The first 'fully digital hospital' in North America is now open

Facility has 656 beds, 700+ employees

Toronto-based Humber River Hospital is touting itself as North America's first "fully digital" hospital.

The 656-bed, $1.7 billion facility, which opened this month, has more than 700 human employees—who work alongside several different automated robots that help complete daily tasks.

Robots' tasks

Some robots are tasked with moving medical supplies and food to patients across the 13-floor, 1.8 million square foot complex. When designing a facility of that size, "you need to start looking for ways to do that other than people pushing carts of supplies," CEO Barb Collins told CTV News.

The robots are able to pick up supply carts, call an elevator, and deliver supplies.

Humber River also has robots that help deliver chemotherapy drugs. Once a physician enters an order into a patient's chart, a robot will check the dosage and the patient's weight, and then mixes the medication if everything checks out.

The robot then inserts the medication into a medical bag with a barcode, which hospital staff then checks against the barcode on the intended patient's wristband prior to administering the drugs.

Collins says that one of the benefits of the system is that chemotherapy medications can be "quite toxic" and having them mixed by robots helps guard against spills.

Meanwhile, the hospital also has three robots in its radiology department that can move around patients at various angles, preventing patients from needing to move as they often must during traditional scans.

At the same time, staff will be tasked with ensuring that all the robots are operating as intended. "Robots are robots, but they still need monitoring," Collins notes.

Other amenities

Humber River also has machines that process blood samples within minutes and automatically log the results in patients' electronic health records (EHRs), as well as wristbands for patients under walking restrictions that alert employees when patients wander.

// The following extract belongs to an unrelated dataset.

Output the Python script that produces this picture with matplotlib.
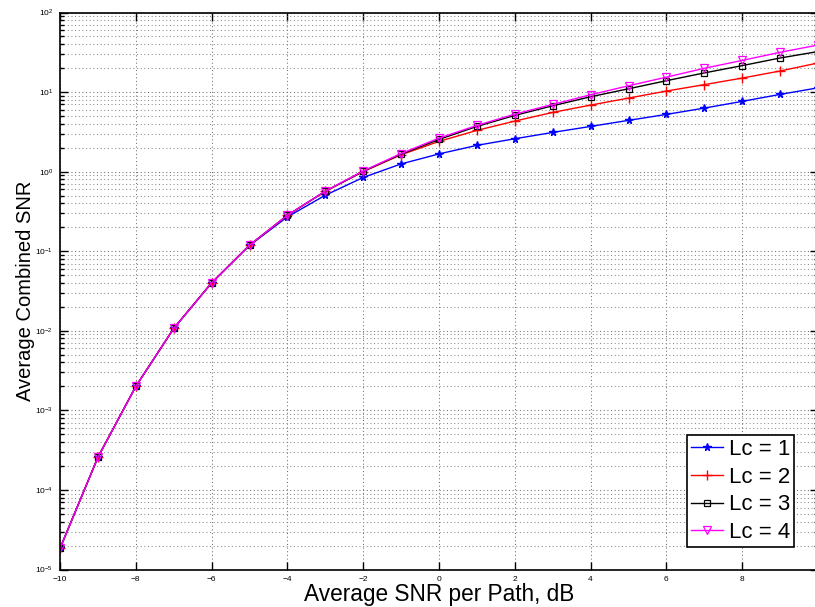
import numpy as np
import matplotlib
matplotlib.use("Agg")
import matplotlib.pyplot as plt
from matplotlib.ticker import LogLocator, NullFormatter

plt.rcParams['font.family'] = ['Liberation Sans', 'DejaVu Sans']
plt.rcParams['mathtext.fontset'] = 'custom'
plt.rcParams['mathtext.rm'] = 'Liberation Sans'
plt.rcParams['mathtext.it'] = 'Liberation Sans:italic'

# Average SNR per path (dB)
snr_db = [-10, -9, -8, -7, -6, -5, -4, -3, -2, -1, 0, 1, 2, 3, 4, 5, 6, 7, 8, 9, 10]

# Average combined SNR for Lc combined paths
lc1 = [1.84e-5, 2.57e-4, 2.0e-3, 1.07e-2, 0.040, 0.118, 0.270, 0.505, 0.845, 1.25,
       1.67, 2.14, 2.59, 3.11, 3.70, 4.41, 5.24, 6.29, 7.64, 9.35, 11.3]
lc2 = [1.84e-5, 2.57e-4, 2.0e-3, 1.07e-2, 0.040, 0.119, 0.282, 0.565, 1.00, 1.63,
       2.40, 3.30, 4.32, 5.55, 6.86, 8.40, 10.3, 12.4, 15.0, 18.4, 23.2]
lc3 = [1.84e-5, 2.57e-4, 2.0e-3, 1.07e-2, 0.040, 0.119, 0.283, 0.568, 1.01, 1.66,
       2.54, 3.70, 5.09, 6.73, 8.73, 11.0, 13.9, 17.4, 21.5, 26.8, 32.3]
lc4 = [1.84e-5, 2.57e-4, 2.0e-3, 1.07e-2, 0.040, 0.119, 0.284, 0.570, 1.02, 1.69,
       2.64, 3.81, 5.28, 7.00, 9.25, 12.0, 15.4, 19.9, 25.0, 31.6, 39.0]

labels = ["Lc = 1", "Lc = 2", "Lc = 3", "Lc = 4"]
x_ticks = [-10, -8, -6, -4, -2, 0, 2, 4, 6, 8]

W, H = 815, 607
fig = plt.figure(figsize=(W / 100, H / 100), dpi=100)
ax = fig.add_axes([60 / W, (H - 569.5) / H, (818 - 60) / W, (569.5 - 12.5) / H])

ax.semilogy(snr_db, lc1, color='#0000ff', marker='*', markersize=5.5, lw=1.0, label=labels[0])
ax.semilogy(snr_db, lc2, color='#ff0000', marker='+', markersize=6.5, lw=1.0, label=labels[1])
ax.semilogy(snr_db, lc3, color='#000000', marker='s', markersize=5, mfc='none', mew=0.9,
            lw=1.0, label=labels[2])
ax.semilogy(snr_db, lc4, color='#ff00ff', marker='v', markersize=6, mfc='none', mew=0.9,
            lw=1.0, label=labels[3])

ax.set_xlim(-10, 10)
ax.set_ylim(1e-5, 1e2)
ax.set_xticks(x_ticks)
ax.yaxis.set_major_locator(LogLocator(base=10, numticks=10))
ax.yaxis.set_minor_locator(LogLocator(base=10, subs=np.arange(2, 10), numticks=100))
ax.yaxis.set_minor_formatter(NullFormatter())

ax.grid(True, which='major', axis='both', linestyle=(0, (1, 2.5)), color='#707070', lw=0.75)
ax.grid(True, which='minor', axis='y', linestyle=(0, (1, 2.5)), color='#8a8a8a', lw=0.75)

ax.tick_params(which='both', direction='in', top=True, right=True, labelsize=6, width=1.0)
ax.tick_params(which='major', length=6)
ax.tick_params(which='minor', length=3)
ax.tick_params(axis='x', pad=5)
ax.tick_params(axis='y', pad=5)
for s in ax.spines.values():
    s.set_linewidth(1.2)

ax.set_xlabel("Average SNR per Path, dB", fontsize=16.3, labelpad=0)
ax.set_ylabel("Average Combined SNR", fontsize=14.5, labelpad=0)

leg = ax.legend(loc='lower right', bbox_to_anchor=(794 / W, (H - 547) / H),
                bbox_transform=fig.transFigure, fontsize=16, frameon=True, fancybox=False,
                edgecolor='black', framealpha=1, handlelength=1.45, handletextpad=0.25,
                borderpad=0.18, labelspacing=0.3, borderaxespad=0)
leg.get_frame().set_linewidth(1.2)

fig.savefig("out.png", dpi=100)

In addition, the hospital beds are equipped with touchpad screens that allow patients to:

  • Adjust the room temperature;
  • View their EHRs;
  • Make phone calls;
  • Video chat with medical staff or with family members;
  • Listen to the radio;
  • Watch television;
  • Play video games;
  • Order food;
  • Read books or have the books read aloud; and
  • Page nurses.

Collins says of the hospital's technology, "I never could have dreamed of it 40 years ago when I got into nursing" (Muoio, Tech Insider, 10/25; Mangione, CTV News, 9/30; Marie Doctor, Tech Times, 10/20; Deschamps, "GTA," The Star, 10/16).